-- Supplied data --
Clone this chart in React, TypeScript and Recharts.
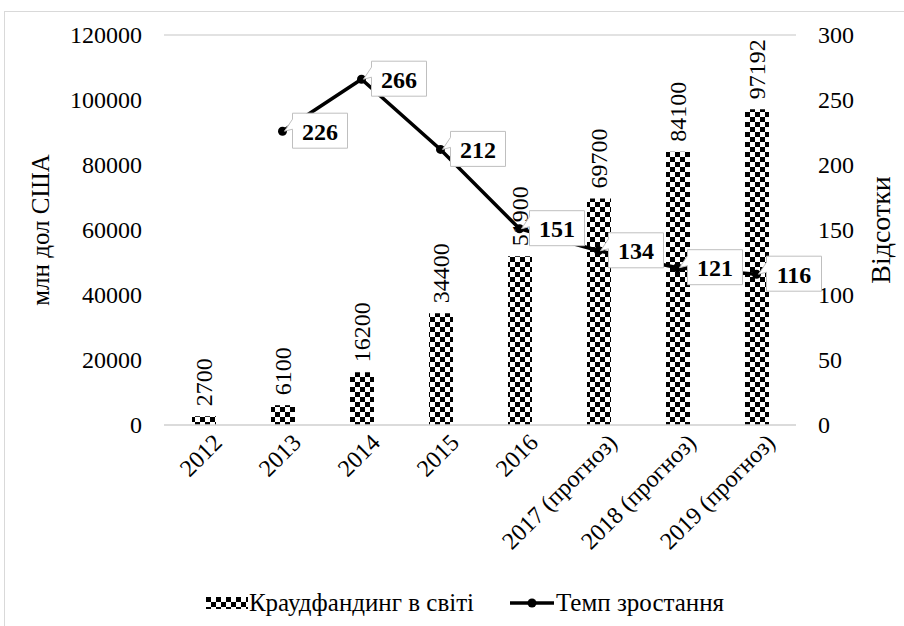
import React from "react";
import {
  ComposedChart,
  Bar,
  Line,
  XAxis,
  YAxis,
  CartesianGrid,
  Legend,
  LabelList,
} from "recharts";

const years = [
  "2012",
  "2013",
  "2014",
  "2015",
  "2016",
  "2017 (прогноз)",
  "2018 (прогноз)",
  "2019 (прогноз)",
];
const funding = [2700, 6100, 16200, 34400, 51900, 69700, 84100, 97192];
const growth: (number | null)[] = [null, 226, 266, 212, 151, 134, 121, 116];

const leftTicks = [0, 20000, 40000, 60000, 80000, 100000, 120000];
const rightTicks = [0, 50, 100, 150, 200, 250, 300];

const chartData = years.map((y, i) => ({
  year: y,
  funding: funding[i],
  growth: growth[i],
}));

const FONT = "'Liberation Serif', 'DejaVu Serif', serif";
const GRID = "#d9d9d9";

function XTick(props: any) {
  const { x, y, payload } = props;
  return (
    <text
      x={0}
      y={0}
      transform={`translate(${x + 20}, ${y + 17}) rotate(-45)`}
      textAnchor="end"
      fontSize={24}
      fontFamily={FONT}
      fill="#000"
    >
      {payload.value}
    </text>
  );
}

function YTick(props: any) {
  const { x, y, payload, anchor } = props;
  return (
    <text
      x={x}
      y={y}
      textAnchor={anchor}
      dominantBaseline="central"
      fontSize={24}
      fontFamily={FONT}
      fill="#000"
    >
      {payload.value}
    </text>
  );
}

function BarValue(props: any) {
  const { x, y, width, value } = props;
  const cx = x + width / 2;
  const ty = y - 10;
  return (
    <text
      x={cx}
      y={ty}
      transform={`rotate(-90, ${cx}, ${ty})`}
      textAnchor="start"
      dominantBaseline="central"
      fontSize={24}
      fontFamily={FONT}
      fill="#000"
    >
      {value}
    </text>
  );
}

function Callout(props: any) {
  const { x, y, value } = props;
  if (value == null) return null;
  const w = 55;
  const h = 35;
  const l = x + 10;
  const t = y - 18;
  const d = `M${l},${t} H${l + w} V${t + h} H${l} V${t + 16} L${x + 2},${y} L${l},${t + 6} Z`;
  return (
    <g>
      <path d={d} fill="#fff" stroke="#bfbfbf" strokeWidth={1} />
      <text
        x={l + w / 2}
        y={t + h / 2 + 1}
        textAnchor="middle"
        dominantBaseline="central"
        fontSize={24}
        fontWeight="bold"
        fontFamily={FONT}
        fill="#000"
      >
        {value}
      </text>
    </g>
  );
}

function AxisTitle(props: any) {
  const { viewBox, value, dx, size } = props;
  const cx = viewBox.x + dx;
  const cy = viewBox.y + viewBox.height / 2;
  return (
    <text
      x={cx}
      y={cy}
      transform={`rotate(-90, ${cx}, ${cy})`}
      textAnchor="middle"
      dominantBaseline="central"
      fontSize={size}
      fontFamily={FONT}
      fill="#000"
    >
      {value}
    </text>
  );
}

function LegendBox() {
  return (
    <div
      style={{
        display: "flex",
        justifyContent: "center",
        alignItems: "center",
        paddingLeft: 20,
        fontFamily: FONT,
        fontSize: 25,
        color: "#000",
        height: 40,
      }}
    >
      <span style={{ display: "flex", alignItems: "center", marginRight: 36 }}>
        <svg width={42} height={12} style={{ marginRight: 1 }}>
          <rect width={42} height={12} fill="url(#checker)" />
        </svg>
        Краудфандинг в світі
      </span>
      <span style={{ display: "flex", alignItems: "center" }}>
        <svg width={44} height={12} style={{ marginRight: 2 }}>
          <line x1={0} y1={6} x2={44} y2={6} stroke="#000" strokeWidth={3.5} />
          <circle cx={22} cy={6} r={4.5} fill="#000" />
        </svg>
        Темп зростання
      </span>
    </div>
  );
}

export default function App() {
  return (
    <div
      style={{
        position: "absolute",
        left: 4,
        top: 11,
        width: 920,
        height: 640,
        border: `1px solid ${GRID}`,
        background: "#fff",
        fontFamily: FONT,
      }}
    >
      <ComposedChart
        width={900}
        height={614}
        data={chartData}
        margin={{ top: 23, right: 45, left: 10, bottom: 3 }}
        barCategoryGap="0%"
      >
        <defs>
          <pattern id="checker" width={10} height={10} patternUnits="userSpaceOnUse">
            <rect width={10} height={10} fill="#fff" />
            <rect x={0} y={0} width={5} height={5} fill="#000" />
            <rect x={5} y={5} width={5} height={5} fill="#000" />
          </pattern>
        </defs>
        <CartesianGrid vertical={false} stroke={GRID} strokeWidth={1.5} />
        <XAxis
          dataKey="year"
          interval={0}
          height={158}
          tickSize={0}
          tickLine={false}
          axisLine={{ stroke: GRID, strokeWidth: 1.5 }}
          tick={<XTick />}
        />
        <YAxis
          yAxisId="left"
          width={149}
          domain={[0, 120000]}
          ticks={leftTicks}
          tickSize={0}
          tickMargin={22}
          tickLine={false}
          axisLine={false}
          tick={<YTick anchor="end" />}
          label={<AxisTitle value="млн дол США" dx={25} size={25} />}
        />
        <YAxis
          yAxisId="right"
          orientation="right"
          width={64}
          domain={[0, 300]}
          ticks={rightTicks}
          tickSize={0}
          tickMargin={22}
          tickLine={false}
          axisLine={false}
          tick={<YTick anchor="start" />}
          label={<AxisTitle value="Відсотки" dx={84} size={28} />}
        />
        <Legend
          verticalAlign="bottom"
          wrapperStyle={{ left: 0, width: 900, height: 40 }}
          content={() => <LegendBox />}
        />
        <Bar
          yAxisId="left"
          dataKey="funding"
          name="Краудфандинг в світі"
          fill="url(#checker)"
          barSize={24}
          isAnimationActive={false}
        >
          <LabelList dataKey="funding" content={<BarValue />} />
        </Bar>
        <Line
          yAxisId="right"
          dataKey="growth"
          name="Темп зростання"
          stroke="#000"
          strokeWidth={3.5}
          dot={{ r: 4.5, fill: "#000", stroke: "#000", strokeWidth: 0 }}
          activeDot={false}
          isAnimationActive={false}
        >
          <LabelList dataKey="growth" content={<Callout />} />
        </Line>
      </ComposedChart>
    </div>
  );
}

-- The problem --
Reproduce the data verbatim. Do not carry any picture into the copy.

-- Output below --
Clone this chart in React, TypeScript and Recharts.
import React from "react";
import {
  ComposedChart,
  Bar,
  Line,
  XAxis,
  YAxis,
  CartesianGrid,
  Legend,
  LabelList,
} from "recharts";

const years = [
  "2012",
  "2013",
  "2014",
  "2015",
  "2016",
  "2017 (прогноз)",
  "2018 (прогноз)",
  "2019 (прогноз)",
];
const funding = [2700, 6100, 16200, 34400, 51900, 69700, 84100, 97192];
const growth: (number | null)[] = [null, 226, 266, 212, 151, 134, 121, 116];

const leftTicks = [0, 20000, 40000, 60000, 80000, 100000, 120000];
const rightTicks = [0, 50, 100, 150, 200, 250, 300];

const chartData = years.map((y, i) => ({
  year: y,
  funding: funding[i],
  growth: growth[i],
}));

const FONT = "'Liberation Serif', 'DejaVu Serif', serif";
const GRID = "#d9d9d9";

function XTick(props: any) {
  const { x, y, payload } = props;
  return (
    <text
      x={0}
      y={0}
      transform={`translate(${x + 20}, ${y + 17}) rotate(-45)`}
      textAnchor="end"
      fontSize={24}
      fontFamily={FONT}
      fill="#000"
    >
      {payload.value}
    </text>
  );
}

function YTick(props: any) {
  const { x, y, payload, anchor } = props;
  return (
    <text
      x={x}
      y={y}
      textAnchor={anchor}
      dominantBaseline="central"
      fontSize={24}
      fontFamily={FONT}
      fill="#000"
    >
      {payload.value}
    </text>
  );
}

function BarValue(props: any) {
  const { x, y, width, value } = props;
  const cx = x + width / 2;
  const ty = y - 10;
  return (
    <text
      x={cx}
      y={ty}
      transform={`rotate(-90, ${cx}, ${ty})`}
      textAnchor="start"
      dominantBaseline="central"
      fontSize={24}
      fontFamily={FONT}
      fill="#000"
    >
      {value}
    </text>
  );
}

function Callout(props: any) {
  const { x, y, value } = props;
  if (value == null) return null;
  const w = 55;
  const h = 35;
  const l = x + 10;
  const t = y - 18;
  const d = `M${l},${t} H${l + w} V${t + h} H${l} V${t + 16} L${x + 2},${y} L${l},${t + 6} Z`;
  return (
    <g>
      <path d={d} fill="#fff" stroke="#bfbfbf" strokeWidth={1} />
      <text
        x={l + w / 2}
        y={t + h / 2 + 1}
        textAnchor="middle"
        dominantBaseline="central"
        fontSize={24}
        fontWeight="bold"
        fontFamily={FONT}
        fill="#000"
      >
        {value}
      </text>
    </g>
  );
}

function AxisTitle(props: any) {
  const { viewBox, value, dx, size } = props;
  const cx = viewBox.x + dx;
  const cy = viewBox.y + viewBox.height / 2;
  return (
    <text
      x={cx}
      y={cy}
      transform={`rotate(-90, ${cx}, ${cy})`}
      textAnchor="middle"
      dominantBaseline="central"
      fontSize={size}
      fontFamily={FONT}
      fill="#000"
    >
      {value}
    </text>
  );
}

function LegendBox() {
  return (
    <div
      style={{
        display: "flex",
        justifyContent: "center",
        alignItems: "center",
        paddingLeft: 20,
        fontFamily: FONT,
        fontSize: 25,
        color: "#000",
        height: 40,
      }}
    >
      <span style={{ display: "flex", alignItems: "center", marginRight: 36 }}>
        <svg width={42} height={12} style={{ marginRight: 1 }}>
          <rect width={42} height={12} fill="url(#checker)" />
        </svg>
        Краудфандинг в світі
      </span>
      <span style={{ display: "flex", alignItems: "center" }}>
        <svg width={44} height={12} style={{ marginRight: 2 }}>
          <line x1={0} y1={6} x2={44} y2={6} stroke="#000" strokeWidth={3.5} />
          <circle cx={22} cy={6} r={4.5} fill="#000" />
        </svg>
        Темп зростання
      </span>
    </div>
  );
}

export default function App() {
  return (
    <div
      style={{
        position: "absolute",
        left: 4,
        top: 11,
        width: 920,
        height: 640,
        border: `1px solid ${GRID}`,
        background: "#fff",
        fontFamily: FONT,
      }}
    >
      <ComposedChart
        width={900}
        height={614}
        data={chartData}
        margin={{ top: 23, right: 45, left: 10, bottom: 3 }}
        barCategoryGap="0%"
      >
        <defs>
          <pattern id="checker" width={10} height={10} patternUnits="userSpaceOnUse">
            <rect width={10} height={10} fill="#fff" />
            <rect x={0} y={0} width={5} height={5} fill="#000" />
            <rect x={5} y={5} width={5} height={5} fill="#000" />
          </pattern>
        </defs>
        <CartesianGrid vertical={false} stroke={GRID} strokeWidth={1.5} />
        <XAxis
          dataKey="year"
          interval={0}
          height={158}
          tickSize={0}
          tickLine={false}
          axisLine={{ stroke: GRID, strokeWidth: 1.5 }}
          tick={<XTick />}
        />
        <YAxis
          yAxisId="left"
          width={149}
          domain={[0, 120000]}
          ticks={leftTicks}
          tickSize={0}
          tickMargin={22}
          tickLine={false}
          axisLine={false}
          tick={<YTick anchor="end" />}
          label={<AxisTitle value="млн дол США" dx={25} size={25} />}
        />
        <YAxis
          yAxisId="right"
          orientation="right"
          width={64}
          domain={[0, 300]}
          ticks={rightTicks}
          tickSize={0}
          tickMargin={22}
          tickLine={false}
          axisLine={false}
          tick={<YTick anchor="start" />}
          label={<AxisTitle value="Відсотки" dx={84} size={28} />}
        />
        <Legend
          verticalAlign="bottom"
          wrapperStyle={{ left: 0, width: 900, height: 40 }}
          content={() => <LegendBox />}
        />
        <Bar
          yAxisId="left"
          dataKey="funding"
          name="Краудфандинг в світі"
          fill="url(#checker)"
          barSize={24}
          isAnimationActive={false}
        >
          <LabelList dataKey="funding" content={<BarValue />} />
        </Bar>
        <Line
          yAxisId="right"
          dataKey="growth"
          name="Темп зростання"
          stroke="#000"
          strokeWidth={3.5}
          dot={{ r: 4.5, fill: "#000", stroke: "#000", strokeWidth: 0 }}
          activeDot={false}
          isAnimationActive={false}
        >
          <LabelList dataKey="growth" content={<Callout />} />
        </Line>
      </ComposedChart>
    </div>
  );
}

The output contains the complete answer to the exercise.